• _Directions_:
What is the number of lines in the entries that include the word "matplotlib"? Respond with the number only.

[Lines of data]
## BEGIN

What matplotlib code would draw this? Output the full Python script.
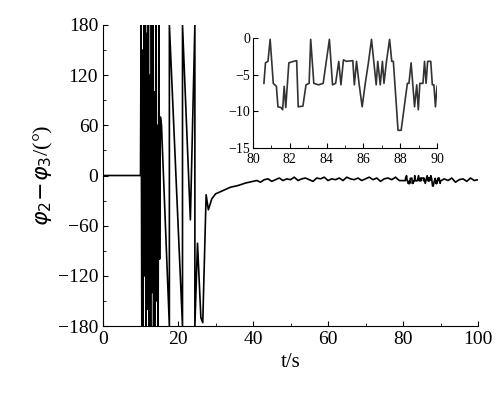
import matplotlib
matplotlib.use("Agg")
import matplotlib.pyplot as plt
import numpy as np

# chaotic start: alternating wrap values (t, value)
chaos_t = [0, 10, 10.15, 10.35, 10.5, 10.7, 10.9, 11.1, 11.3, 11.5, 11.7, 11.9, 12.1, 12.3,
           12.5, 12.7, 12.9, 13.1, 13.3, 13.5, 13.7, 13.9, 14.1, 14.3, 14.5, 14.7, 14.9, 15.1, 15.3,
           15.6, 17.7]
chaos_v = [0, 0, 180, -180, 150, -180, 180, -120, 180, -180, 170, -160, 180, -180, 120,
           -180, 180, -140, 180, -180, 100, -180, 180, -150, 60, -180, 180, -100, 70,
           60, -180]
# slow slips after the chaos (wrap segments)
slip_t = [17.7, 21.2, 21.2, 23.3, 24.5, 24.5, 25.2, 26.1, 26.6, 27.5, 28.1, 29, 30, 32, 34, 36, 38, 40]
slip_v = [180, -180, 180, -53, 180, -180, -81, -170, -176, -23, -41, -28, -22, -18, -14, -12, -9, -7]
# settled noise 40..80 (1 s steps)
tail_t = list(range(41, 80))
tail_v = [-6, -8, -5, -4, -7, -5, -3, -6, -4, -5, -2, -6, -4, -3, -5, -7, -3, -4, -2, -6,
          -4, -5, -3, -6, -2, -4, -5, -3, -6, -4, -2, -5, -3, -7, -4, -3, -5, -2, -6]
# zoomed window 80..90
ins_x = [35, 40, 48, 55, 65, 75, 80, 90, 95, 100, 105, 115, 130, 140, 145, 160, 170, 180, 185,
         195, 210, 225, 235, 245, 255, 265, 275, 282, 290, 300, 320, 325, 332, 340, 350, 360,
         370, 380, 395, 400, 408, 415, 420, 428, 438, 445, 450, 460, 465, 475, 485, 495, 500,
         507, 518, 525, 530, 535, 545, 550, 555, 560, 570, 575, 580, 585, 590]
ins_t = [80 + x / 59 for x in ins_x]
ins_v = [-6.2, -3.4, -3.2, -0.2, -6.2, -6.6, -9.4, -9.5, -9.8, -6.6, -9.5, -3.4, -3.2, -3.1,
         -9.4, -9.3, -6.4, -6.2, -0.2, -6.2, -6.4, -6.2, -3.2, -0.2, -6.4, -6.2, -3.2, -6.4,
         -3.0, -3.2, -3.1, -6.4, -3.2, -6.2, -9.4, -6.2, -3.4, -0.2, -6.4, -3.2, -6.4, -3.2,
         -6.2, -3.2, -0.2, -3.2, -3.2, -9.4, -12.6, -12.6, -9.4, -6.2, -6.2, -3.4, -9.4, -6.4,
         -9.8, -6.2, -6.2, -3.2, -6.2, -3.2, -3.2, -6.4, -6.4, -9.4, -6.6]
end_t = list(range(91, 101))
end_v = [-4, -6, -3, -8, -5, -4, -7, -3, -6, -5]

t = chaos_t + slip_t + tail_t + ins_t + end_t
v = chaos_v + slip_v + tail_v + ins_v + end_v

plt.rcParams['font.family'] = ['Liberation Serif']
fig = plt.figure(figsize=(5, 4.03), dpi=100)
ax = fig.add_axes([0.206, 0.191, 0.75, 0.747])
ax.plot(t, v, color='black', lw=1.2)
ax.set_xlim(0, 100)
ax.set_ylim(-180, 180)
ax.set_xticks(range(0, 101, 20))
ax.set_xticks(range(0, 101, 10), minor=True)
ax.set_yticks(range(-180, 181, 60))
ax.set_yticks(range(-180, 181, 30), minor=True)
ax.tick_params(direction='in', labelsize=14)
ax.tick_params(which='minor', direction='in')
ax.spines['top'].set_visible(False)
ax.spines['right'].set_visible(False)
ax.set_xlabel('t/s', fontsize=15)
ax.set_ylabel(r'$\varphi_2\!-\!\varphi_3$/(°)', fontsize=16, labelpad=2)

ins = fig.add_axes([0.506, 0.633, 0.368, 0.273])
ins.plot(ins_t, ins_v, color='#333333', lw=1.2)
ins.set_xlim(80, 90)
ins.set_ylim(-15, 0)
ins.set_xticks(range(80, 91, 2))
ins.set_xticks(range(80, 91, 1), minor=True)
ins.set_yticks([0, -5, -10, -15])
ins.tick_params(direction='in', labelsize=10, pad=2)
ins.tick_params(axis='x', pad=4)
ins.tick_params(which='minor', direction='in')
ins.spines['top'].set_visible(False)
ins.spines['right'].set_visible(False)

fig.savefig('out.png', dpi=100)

## END
## BEGIN

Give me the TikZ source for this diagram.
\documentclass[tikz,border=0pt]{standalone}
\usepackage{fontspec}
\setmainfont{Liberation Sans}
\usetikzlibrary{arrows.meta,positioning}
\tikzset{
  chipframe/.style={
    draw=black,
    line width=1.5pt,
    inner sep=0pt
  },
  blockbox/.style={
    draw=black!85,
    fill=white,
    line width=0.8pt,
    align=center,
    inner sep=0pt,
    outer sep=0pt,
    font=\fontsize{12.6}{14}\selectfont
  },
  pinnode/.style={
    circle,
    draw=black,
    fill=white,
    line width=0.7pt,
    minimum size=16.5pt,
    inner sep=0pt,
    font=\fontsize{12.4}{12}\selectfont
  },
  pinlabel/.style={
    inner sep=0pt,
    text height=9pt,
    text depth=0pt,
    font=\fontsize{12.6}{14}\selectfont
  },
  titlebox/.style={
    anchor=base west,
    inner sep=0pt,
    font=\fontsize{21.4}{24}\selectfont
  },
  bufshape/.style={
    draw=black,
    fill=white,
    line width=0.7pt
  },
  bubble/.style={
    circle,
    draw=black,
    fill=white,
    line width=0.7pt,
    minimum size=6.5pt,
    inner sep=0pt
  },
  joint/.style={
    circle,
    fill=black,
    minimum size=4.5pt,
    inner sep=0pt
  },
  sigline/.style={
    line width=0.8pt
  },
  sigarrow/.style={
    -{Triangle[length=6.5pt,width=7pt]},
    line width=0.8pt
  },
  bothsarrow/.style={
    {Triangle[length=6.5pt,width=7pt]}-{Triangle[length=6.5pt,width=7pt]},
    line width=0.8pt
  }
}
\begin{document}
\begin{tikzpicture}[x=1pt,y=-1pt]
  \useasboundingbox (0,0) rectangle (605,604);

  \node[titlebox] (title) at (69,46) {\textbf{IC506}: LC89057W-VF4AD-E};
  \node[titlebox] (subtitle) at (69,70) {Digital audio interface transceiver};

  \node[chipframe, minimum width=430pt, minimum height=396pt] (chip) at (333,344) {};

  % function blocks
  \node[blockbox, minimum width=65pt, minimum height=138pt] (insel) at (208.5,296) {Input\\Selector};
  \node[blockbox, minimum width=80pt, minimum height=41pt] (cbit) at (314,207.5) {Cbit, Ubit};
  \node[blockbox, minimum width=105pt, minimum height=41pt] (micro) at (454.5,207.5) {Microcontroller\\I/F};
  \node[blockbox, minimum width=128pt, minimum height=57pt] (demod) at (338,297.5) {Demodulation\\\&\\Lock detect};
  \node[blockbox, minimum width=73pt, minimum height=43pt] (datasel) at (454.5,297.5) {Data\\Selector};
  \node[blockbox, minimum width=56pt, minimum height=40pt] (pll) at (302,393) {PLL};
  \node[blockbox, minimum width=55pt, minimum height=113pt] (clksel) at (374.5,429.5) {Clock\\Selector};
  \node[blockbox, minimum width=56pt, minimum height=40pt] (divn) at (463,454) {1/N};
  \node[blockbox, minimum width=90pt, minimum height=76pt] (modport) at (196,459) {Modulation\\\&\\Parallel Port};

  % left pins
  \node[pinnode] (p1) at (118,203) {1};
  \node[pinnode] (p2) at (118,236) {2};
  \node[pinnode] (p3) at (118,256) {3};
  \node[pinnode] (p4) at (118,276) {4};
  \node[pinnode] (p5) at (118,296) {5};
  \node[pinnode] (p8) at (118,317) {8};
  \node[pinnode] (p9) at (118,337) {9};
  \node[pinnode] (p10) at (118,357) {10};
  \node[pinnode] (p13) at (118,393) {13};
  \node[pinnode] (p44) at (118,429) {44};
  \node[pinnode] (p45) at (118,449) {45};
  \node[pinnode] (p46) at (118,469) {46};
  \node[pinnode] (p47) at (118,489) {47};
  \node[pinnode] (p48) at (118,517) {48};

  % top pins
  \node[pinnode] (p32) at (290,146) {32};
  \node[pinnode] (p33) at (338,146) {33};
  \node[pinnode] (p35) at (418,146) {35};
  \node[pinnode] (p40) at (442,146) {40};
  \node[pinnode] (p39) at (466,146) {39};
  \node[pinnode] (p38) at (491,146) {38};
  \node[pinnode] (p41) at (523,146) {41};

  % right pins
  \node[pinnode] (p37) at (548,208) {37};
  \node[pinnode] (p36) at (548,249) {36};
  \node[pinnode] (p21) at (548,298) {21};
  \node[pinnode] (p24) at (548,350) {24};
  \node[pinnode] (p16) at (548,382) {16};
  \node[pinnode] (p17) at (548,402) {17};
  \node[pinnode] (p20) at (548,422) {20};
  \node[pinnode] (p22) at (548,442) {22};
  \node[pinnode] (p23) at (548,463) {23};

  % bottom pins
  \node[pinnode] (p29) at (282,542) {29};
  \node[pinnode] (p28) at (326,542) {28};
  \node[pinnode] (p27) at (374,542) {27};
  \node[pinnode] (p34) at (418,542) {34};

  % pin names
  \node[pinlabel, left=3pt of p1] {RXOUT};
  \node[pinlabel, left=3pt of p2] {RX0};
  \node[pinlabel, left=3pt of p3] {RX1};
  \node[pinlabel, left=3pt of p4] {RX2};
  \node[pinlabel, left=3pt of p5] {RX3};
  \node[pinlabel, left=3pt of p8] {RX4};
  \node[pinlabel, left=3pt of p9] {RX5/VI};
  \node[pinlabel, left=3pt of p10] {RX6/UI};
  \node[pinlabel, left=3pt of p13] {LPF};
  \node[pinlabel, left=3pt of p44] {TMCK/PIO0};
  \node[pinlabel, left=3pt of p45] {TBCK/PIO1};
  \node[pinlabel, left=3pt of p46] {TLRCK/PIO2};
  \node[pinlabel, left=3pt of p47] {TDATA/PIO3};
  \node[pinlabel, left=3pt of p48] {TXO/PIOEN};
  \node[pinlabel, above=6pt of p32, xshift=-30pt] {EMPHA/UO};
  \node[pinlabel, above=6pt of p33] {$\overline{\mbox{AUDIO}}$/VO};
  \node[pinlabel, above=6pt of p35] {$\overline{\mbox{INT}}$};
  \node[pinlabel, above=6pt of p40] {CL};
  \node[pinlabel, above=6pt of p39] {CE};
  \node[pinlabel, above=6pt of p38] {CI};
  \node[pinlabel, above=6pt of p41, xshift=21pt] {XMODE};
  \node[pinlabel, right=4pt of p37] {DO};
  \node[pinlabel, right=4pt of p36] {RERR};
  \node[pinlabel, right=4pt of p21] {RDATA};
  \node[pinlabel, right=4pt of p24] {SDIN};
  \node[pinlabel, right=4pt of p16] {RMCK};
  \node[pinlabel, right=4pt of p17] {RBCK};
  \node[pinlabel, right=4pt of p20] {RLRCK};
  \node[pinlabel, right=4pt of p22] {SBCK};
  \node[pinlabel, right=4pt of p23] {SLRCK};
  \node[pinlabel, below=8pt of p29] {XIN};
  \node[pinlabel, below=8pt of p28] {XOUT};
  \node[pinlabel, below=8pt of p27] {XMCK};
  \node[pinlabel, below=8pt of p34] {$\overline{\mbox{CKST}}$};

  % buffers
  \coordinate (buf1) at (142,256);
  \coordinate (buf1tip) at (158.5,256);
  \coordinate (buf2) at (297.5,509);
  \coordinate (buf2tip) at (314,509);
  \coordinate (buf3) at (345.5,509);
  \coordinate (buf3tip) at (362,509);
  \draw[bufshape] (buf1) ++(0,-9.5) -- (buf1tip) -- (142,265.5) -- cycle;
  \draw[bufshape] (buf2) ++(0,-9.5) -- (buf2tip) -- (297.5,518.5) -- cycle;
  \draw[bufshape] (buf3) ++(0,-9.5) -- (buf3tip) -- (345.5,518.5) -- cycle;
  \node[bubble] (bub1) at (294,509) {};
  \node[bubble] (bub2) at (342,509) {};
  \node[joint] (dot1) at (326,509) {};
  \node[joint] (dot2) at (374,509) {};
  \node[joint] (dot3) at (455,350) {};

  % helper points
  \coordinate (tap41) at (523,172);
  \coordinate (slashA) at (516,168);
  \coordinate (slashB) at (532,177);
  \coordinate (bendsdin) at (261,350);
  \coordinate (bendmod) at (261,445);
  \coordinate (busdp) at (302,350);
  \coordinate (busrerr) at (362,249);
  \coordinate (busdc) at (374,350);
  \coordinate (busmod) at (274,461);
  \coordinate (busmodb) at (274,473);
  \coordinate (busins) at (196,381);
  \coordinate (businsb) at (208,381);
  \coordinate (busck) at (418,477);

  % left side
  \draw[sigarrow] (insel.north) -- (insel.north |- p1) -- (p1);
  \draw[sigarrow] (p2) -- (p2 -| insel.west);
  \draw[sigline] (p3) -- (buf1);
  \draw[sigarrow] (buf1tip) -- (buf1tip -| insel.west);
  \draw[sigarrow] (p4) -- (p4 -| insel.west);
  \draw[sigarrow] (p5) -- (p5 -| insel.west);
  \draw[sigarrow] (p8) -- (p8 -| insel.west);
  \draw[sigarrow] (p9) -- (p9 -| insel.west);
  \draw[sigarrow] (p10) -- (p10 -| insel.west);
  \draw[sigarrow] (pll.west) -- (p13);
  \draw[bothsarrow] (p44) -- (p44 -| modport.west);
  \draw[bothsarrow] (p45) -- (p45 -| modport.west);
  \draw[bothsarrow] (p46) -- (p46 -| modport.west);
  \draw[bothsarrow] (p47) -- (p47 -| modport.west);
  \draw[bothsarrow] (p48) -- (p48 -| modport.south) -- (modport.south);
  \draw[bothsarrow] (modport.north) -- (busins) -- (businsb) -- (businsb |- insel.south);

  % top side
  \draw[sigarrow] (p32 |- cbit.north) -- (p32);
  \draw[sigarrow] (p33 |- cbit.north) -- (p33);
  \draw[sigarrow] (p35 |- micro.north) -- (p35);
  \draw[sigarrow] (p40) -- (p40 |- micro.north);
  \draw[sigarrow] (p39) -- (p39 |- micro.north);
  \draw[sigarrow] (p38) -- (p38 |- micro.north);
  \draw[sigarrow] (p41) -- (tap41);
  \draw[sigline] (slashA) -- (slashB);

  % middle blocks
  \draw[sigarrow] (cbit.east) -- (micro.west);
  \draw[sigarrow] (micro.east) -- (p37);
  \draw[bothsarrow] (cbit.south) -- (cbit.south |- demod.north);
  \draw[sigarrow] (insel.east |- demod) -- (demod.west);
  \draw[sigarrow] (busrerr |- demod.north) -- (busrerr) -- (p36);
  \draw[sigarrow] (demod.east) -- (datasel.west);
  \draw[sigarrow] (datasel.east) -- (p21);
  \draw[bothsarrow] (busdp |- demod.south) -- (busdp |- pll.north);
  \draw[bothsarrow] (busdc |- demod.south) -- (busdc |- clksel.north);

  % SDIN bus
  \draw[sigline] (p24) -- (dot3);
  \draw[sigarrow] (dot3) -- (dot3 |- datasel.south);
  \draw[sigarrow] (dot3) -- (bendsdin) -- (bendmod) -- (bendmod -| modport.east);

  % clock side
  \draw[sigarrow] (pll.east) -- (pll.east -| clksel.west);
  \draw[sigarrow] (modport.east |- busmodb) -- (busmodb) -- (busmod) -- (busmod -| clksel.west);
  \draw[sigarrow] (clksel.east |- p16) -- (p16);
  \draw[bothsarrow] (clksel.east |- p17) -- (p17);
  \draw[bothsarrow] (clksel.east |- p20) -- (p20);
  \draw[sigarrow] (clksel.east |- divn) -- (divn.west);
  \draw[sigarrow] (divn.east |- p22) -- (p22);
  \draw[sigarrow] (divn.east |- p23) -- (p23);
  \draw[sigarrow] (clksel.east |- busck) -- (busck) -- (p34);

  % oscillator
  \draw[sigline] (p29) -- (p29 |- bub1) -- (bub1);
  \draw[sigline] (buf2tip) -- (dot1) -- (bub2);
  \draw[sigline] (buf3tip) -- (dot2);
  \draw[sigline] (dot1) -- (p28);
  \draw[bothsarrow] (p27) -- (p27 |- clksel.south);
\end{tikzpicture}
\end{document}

## END

• _Reply_:
4